Work to be completed: Word for word, give the material below again, minus any images.

Data block:

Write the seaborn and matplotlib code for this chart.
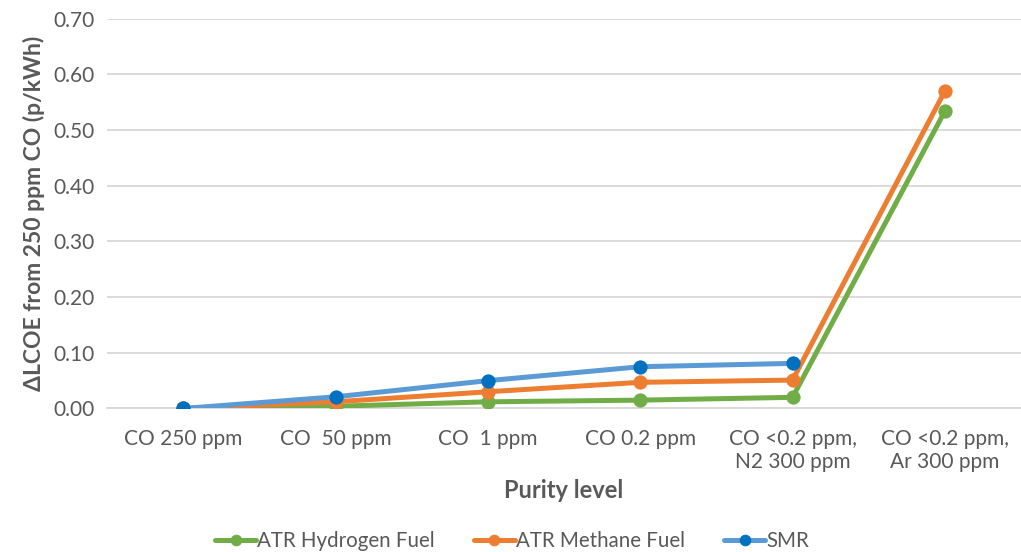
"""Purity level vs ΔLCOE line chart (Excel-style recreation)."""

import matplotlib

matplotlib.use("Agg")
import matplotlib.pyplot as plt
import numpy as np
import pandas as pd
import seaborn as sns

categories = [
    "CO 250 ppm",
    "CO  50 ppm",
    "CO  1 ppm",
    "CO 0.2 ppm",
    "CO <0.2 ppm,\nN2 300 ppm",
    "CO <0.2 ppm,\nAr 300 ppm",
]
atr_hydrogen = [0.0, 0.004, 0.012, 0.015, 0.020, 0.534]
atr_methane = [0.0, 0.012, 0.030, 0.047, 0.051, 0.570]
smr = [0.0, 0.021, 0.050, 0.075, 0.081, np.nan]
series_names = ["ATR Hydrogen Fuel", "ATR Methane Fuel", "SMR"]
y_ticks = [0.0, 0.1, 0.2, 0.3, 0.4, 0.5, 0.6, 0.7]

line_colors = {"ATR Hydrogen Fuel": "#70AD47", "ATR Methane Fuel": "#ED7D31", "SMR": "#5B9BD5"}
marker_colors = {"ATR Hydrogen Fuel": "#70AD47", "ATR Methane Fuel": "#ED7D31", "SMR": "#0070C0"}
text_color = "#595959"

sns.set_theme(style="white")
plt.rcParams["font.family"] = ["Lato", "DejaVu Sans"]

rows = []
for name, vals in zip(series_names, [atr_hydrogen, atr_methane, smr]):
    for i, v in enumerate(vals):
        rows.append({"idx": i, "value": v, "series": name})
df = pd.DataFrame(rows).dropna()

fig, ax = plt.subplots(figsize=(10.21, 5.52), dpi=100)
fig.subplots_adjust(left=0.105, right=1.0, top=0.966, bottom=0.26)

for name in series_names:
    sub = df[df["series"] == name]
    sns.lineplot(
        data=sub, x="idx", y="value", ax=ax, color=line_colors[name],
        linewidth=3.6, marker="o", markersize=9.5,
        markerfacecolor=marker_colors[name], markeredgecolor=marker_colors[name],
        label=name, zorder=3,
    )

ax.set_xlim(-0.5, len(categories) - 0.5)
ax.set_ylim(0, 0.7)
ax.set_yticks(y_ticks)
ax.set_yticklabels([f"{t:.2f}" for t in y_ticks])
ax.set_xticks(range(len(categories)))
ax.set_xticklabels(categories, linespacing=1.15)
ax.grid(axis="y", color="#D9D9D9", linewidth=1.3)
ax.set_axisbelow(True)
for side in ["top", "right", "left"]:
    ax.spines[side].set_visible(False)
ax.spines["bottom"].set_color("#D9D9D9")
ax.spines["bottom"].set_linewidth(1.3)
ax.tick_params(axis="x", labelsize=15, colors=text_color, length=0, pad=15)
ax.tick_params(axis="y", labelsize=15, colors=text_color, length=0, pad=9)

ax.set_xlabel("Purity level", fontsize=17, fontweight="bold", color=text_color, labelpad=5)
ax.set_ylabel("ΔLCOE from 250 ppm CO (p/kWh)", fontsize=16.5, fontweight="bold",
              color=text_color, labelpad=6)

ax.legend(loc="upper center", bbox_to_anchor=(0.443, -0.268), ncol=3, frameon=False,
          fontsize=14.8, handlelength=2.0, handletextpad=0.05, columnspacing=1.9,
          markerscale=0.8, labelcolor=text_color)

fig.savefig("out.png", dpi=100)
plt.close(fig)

Exercise solution:
Write the seaborn and matplotlib code for this chart.
"""Purity level vs ΔLCOE line chart (Excel-style recreation)."""

import matplotlib

matplotlib.use("Agg")
import matplotlib.pyplot as plt
import numpy as np
import pandas as pd
import seaborn as sns

categories = [
    "CO 250 ppm",
    "CO  50 ppm",
    "CO  1 ppm",
    "CO 0.2 ppm",
    "CO <0.2 ppm,\nN2 300 ppm",
    "CO <0.2 ppm,\nAr 300 ppm",
]
atr_hydrogen = [0.0, 0.004, 0.012, 0.015, 0.020, 0.534]
atr_methane = [0.0, 0.012, 0.030, 0.047, 0.051, 0.570]
smr = [0.0, 0.021, 0.050, 0.075, 0.081, np.nan]
series_names = ["ATR Hydrogen Fuel", "ATR Methane Fuel", "SMR"]
y_ticks = [0.0, 0.1, 0.2, 0.3, 0.4, 0.5, 0.6, 0.7]

line_colors = {"ATR Hydrogen Fuel": "#70AD47", "ATR Methane Fuel": "#ED7D31", "SMR": "#5B9BD5"}
marker_colors = {"ATR Hydrogen Fuel": "#70AD47", "ATR Methane Fuel": "#ED7D31", "SMR": "#0070C0"}
text_color = "#595959"

sns.set_theme(style="white")
plt.rcParams["font.family"] = ["Lato", "DejaVu Sans"]

rows = []
for name, vals in zip(series_names, [atr_hydrogen, atr_methane, smr]):
    for i, v in enumerate(vals):
        rows.append({"idx": i, "value": v, "series": name})
df = pd.DataFrame(rows).dropna()

fig, ax = plt.subplots(figsize=(10.21, 5.52), dpi=100)
fig.subplots_adjust(left=0.105, right=1.0, top=0.966, bottom=0.26)

for name in series_names:
    sub = df[df["series"] == name]
    sns.lineplot(
        data=sub, x="idx", y="value", ax=ax, color=line_colors[name],
        linewidth=3.6, marker="o", markersize=9.5,
        markerfacecolor=marker_colors[name], markeredgecolor=marker_colors[name],
        label=name, zorder=3,
    )

ax.set_xlim(-0.5, len(categories) - 0.5)
ax.set_ylim(0, 0.7)
ax.set_yticks(y_ticks)
ax.set_yticklabels([f"{t:.2f}" for t in y_ticks])
ax.set_xticks(range(len(categories)))
ax.set_xticklabels(categories, linespacing=1.15)
ax.grid(axis="y", color="#D9D9D9", linewidth=1.3)
ax.set_axisbelow(True)
for side in ["top", "right", "left"]:
    ax.spines[side].set_visible(False)
ax.spines["bottom"].set_color("#D9D9D9")
ax.spines["bottom"].set_linewidth(1.3)
ax.tick_params(axis="x", labelsize=15, colors=text_color, length=0, pad=15)
ax.tick_params(axis="y", labelsize=15, colors=text_color, length=0, pad=9)

ax.set_xlabel("Purity level", fontsize=17, fontweight="bold", color=text_color, labelpad=5)
ax.set_ylabel("ΔLCOE from 250 ppm CO (p/kWh)", fontsize=16.5, fontweight="bold",
              color=text_color, labelpad=6)

ax.legend(loc="upper center", bbox_to_anchor=(0.443, -0.268), ncol=3, frameon=False,
          fontsize=14.8, handlelength=2.0, handletextpad=0.05, columnspacing=1.9,
          markerscale=0.8, labelcolor=text_color)

fig.savefig("out.png", dpi=100)
plt.close(fig)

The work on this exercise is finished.